## Exercise description:
Return exactly, and only, the lines from the one holding "Clone this chart in Plotly." through the one holding "14100000, 22800000, 18900000, 16400000, 20500000]", both included; the pictures stay out.

(Items listed in a dataset)
>> START

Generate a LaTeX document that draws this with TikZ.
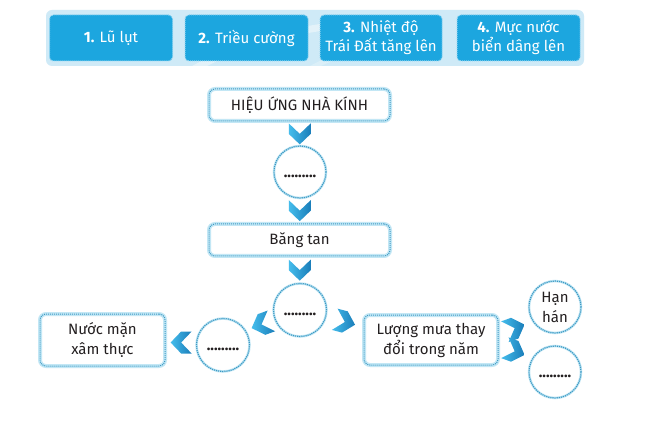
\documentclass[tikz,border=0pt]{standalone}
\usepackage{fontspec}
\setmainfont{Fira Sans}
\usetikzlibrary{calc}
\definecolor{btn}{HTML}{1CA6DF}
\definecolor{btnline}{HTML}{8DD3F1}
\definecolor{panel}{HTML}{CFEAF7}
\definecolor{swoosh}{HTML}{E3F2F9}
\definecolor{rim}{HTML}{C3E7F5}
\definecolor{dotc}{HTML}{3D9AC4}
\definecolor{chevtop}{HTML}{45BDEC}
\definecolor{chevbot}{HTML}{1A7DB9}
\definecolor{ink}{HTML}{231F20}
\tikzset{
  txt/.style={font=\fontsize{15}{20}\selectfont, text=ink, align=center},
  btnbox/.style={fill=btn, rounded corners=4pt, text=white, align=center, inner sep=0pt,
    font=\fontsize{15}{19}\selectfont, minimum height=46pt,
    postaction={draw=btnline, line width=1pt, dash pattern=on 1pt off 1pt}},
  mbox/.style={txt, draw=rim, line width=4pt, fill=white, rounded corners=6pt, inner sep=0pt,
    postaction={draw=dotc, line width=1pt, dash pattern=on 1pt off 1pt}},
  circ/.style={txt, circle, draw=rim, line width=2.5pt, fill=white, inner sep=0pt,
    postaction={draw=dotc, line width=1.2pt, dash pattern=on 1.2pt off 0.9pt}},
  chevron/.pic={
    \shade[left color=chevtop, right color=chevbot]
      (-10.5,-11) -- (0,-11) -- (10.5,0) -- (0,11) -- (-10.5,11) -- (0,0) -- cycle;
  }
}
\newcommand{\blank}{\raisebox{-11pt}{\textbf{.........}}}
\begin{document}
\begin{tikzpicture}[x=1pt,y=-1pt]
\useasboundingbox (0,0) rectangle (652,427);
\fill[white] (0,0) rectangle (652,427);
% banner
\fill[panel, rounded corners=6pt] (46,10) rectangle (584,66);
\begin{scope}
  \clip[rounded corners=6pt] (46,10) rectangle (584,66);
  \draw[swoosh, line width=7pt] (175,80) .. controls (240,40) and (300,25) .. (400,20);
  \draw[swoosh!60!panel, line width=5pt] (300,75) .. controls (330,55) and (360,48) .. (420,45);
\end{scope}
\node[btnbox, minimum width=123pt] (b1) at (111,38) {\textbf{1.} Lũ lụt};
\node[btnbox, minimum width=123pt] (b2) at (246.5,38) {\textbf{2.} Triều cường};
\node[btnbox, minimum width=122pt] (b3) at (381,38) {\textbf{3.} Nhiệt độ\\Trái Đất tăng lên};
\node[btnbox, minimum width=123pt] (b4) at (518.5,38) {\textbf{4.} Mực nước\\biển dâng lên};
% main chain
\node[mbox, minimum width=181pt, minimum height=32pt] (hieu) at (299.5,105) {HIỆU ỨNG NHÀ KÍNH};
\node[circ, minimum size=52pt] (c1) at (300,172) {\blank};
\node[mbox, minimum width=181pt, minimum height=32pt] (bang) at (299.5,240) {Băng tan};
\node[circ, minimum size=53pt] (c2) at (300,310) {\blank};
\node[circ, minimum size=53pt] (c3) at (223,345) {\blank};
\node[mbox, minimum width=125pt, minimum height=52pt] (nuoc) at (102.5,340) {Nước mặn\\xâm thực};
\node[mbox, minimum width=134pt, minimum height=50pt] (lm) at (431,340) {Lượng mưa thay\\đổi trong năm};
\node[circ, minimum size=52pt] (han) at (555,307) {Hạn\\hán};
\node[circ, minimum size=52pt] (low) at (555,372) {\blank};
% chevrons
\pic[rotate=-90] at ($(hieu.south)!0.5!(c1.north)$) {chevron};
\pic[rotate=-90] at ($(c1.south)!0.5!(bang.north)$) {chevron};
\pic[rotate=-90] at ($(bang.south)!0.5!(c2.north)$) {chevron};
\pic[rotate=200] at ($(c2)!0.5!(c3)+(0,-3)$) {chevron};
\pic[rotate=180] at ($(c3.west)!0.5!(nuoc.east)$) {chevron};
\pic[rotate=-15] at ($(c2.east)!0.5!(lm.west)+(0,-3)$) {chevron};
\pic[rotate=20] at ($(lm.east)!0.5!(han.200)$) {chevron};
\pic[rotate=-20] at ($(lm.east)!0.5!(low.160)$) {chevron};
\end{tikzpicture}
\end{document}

>> END
>> START

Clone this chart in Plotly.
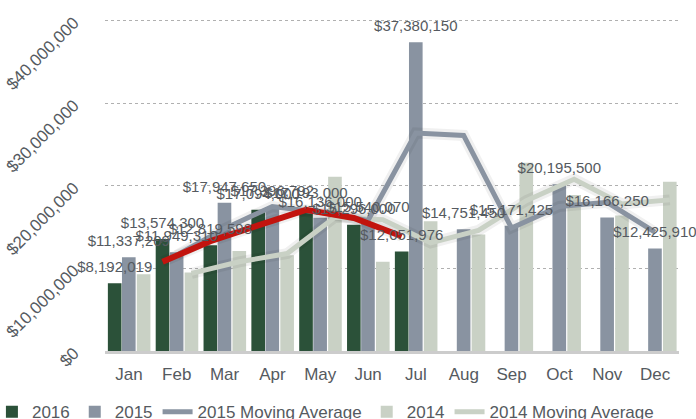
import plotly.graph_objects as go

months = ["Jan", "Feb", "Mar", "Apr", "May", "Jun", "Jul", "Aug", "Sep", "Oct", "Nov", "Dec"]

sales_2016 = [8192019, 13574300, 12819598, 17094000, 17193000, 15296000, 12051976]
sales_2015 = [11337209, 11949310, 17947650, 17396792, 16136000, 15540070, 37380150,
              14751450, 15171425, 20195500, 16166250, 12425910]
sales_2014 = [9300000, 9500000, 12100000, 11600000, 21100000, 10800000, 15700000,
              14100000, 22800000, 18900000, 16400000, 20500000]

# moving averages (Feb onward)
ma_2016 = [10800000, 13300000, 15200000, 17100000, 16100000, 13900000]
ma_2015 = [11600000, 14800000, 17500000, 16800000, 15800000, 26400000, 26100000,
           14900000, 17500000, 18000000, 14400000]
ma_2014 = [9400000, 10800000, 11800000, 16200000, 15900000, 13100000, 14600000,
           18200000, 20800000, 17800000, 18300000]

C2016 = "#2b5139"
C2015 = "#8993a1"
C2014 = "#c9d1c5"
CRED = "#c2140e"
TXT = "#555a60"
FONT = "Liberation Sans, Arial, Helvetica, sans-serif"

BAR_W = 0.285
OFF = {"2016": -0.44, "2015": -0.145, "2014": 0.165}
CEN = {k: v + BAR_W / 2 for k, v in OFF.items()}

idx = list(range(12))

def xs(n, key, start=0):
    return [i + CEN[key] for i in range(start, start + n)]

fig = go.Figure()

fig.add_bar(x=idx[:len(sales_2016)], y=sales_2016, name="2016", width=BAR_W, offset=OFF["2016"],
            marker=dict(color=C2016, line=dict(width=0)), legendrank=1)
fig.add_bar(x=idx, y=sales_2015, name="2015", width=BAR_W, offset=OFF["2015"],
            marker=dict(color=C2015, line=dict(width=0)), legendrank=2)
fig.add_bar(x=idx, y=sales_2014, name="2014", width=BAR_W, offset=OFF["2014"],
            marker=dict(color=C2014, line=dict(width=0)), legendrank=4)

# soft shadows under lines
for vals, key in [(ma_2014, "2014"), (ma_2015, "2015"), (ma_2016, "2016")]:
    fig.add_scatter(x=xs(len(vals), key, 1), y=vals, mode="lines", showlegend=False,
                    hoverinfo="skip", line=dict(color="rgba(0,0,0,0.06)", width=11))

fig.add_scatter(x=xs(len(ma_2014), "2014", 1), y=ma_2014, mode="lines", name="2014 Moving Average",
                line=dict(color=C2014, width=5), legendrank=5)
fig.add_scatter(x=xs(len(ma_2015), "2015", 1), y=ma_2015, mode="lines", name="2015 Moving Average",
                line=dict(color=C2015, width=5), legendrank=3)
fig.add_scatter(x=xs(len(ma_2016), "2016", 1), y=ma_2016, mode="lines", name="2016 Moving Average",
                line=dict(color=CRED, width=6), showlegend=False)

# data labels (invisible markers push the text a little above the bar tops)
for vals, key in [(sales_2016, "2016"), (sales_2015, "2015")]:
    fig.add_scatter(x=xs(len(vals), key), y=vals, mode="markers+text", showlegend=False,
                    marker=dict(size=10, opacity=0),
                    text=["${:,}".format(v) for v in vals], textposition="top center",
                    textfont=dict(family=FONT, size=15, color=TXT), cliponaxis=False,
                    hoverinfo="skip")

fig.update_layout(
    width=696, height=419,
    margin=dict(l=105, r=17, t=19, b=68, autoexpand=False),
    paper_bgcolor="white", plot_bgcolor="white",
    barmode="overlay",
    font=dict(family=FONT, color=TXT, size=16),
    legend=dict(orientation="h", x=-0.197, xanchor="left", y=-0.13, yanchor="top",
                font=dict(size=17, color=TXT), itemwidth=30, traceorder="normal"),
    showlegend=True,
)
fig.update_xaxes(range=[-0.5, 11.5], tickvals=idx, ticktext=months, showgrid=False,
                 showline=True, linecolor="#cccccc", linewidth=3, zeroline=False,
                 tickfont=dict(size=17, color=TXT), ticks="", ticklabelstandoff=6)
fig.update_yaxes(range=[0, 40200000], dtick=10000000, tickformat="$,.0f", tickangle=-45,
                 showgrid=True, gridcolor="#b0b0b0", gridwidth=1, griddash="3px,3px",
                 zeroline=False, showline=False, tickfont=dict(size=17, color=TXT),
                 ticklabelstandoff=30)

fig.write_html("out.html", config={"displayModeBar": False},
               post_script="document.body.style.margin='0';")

>> END

## The reply:
Clone this chart in Plotly.
import plotly.graph_objects as go

months = ["Jan", "Feb", "Mar", "Apr", "May", "Jun", "Jul", "Aug", "Sep", "Oct", "Nov", "Dec"]

sales_2016 = [8192019, 13574300, 12819598, 17094000, 17193000, 15296000, 12051976]
sales_2015 = [11337209, 11949310, 17947650, 17396792, 16136000, 15540070, 37380150,
              14751450, 15171425, 20195500, 16166250, 12425910]
sales_2014 = [9300000, 9500000, 12100000, 11600000, 21100000, 10800000, 15700000,
              14100000, 22800000, 18900000, 16400000, 20500000]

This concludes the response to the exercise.